Test: Having evolved from a print magazine to a multimedia leader, what’s your vision for VICE’s future?
Right now we are on a path to profitability so we can better control our destiny and growth, which is essential to our viability and future.
We will continue to double down on news through our VICE News division worldwide. Young people want to hear from sources they trust and see diverse young voices speaking to them — people who are as diverse, curious and open-minded as they are. We credit our approach: unflinching, telling the stories other outlets won’t go near, and the relationship that we’ve developed over the years with our audience. It’s something we don’t take for granted, and something we need to continue to preserve and build upon.
We’re also focused on continuing to evolve and innovate around the way we create and amplify culture with and for a generation that is going to inherit and change the world. The way I look at it, this should be VICE Media Group’s Super Bowl moment.

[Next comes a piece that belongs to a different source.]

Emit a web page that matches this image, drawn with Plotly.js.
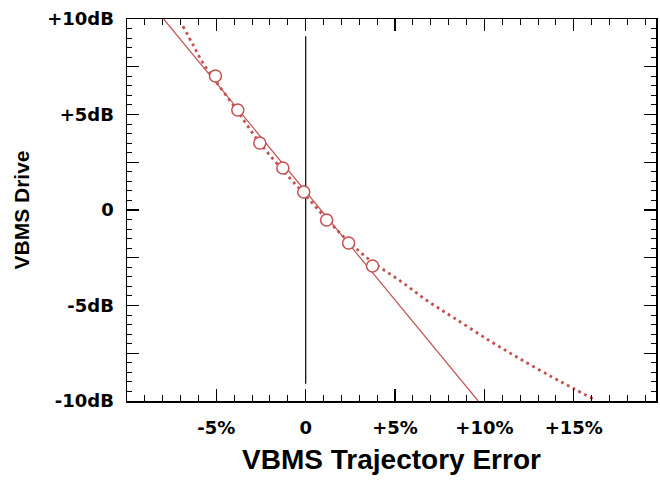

History tells us that moments like the one we’re living through now lead to massive cultural transformation. From the 1918 Spanish flu to the roaring ‘20s, post-World War II to economic expansion, postmodernism and the era of rock and roll, the 2008 Great Recession to the tech revolution — in every case, there is a traceable bright line of before and after change. Values shift, aesthetics evolve, creativity explodes, and youth culture is redefined loudly.
One of our biggest differentiators is our global reach and the people we have on the ground in more than 25 countries worldwide. Global perspectives are something we’ll continue to grow and nurture throughout the whole of the business, along with our deep commitment to inclusiveness in everything that we do.
These ambitions are lofty by design. My leadership team and our staff are here for these reasons — for a chance to genuinely create impact in a world that’s on fire.
This interview has been edited and condensed.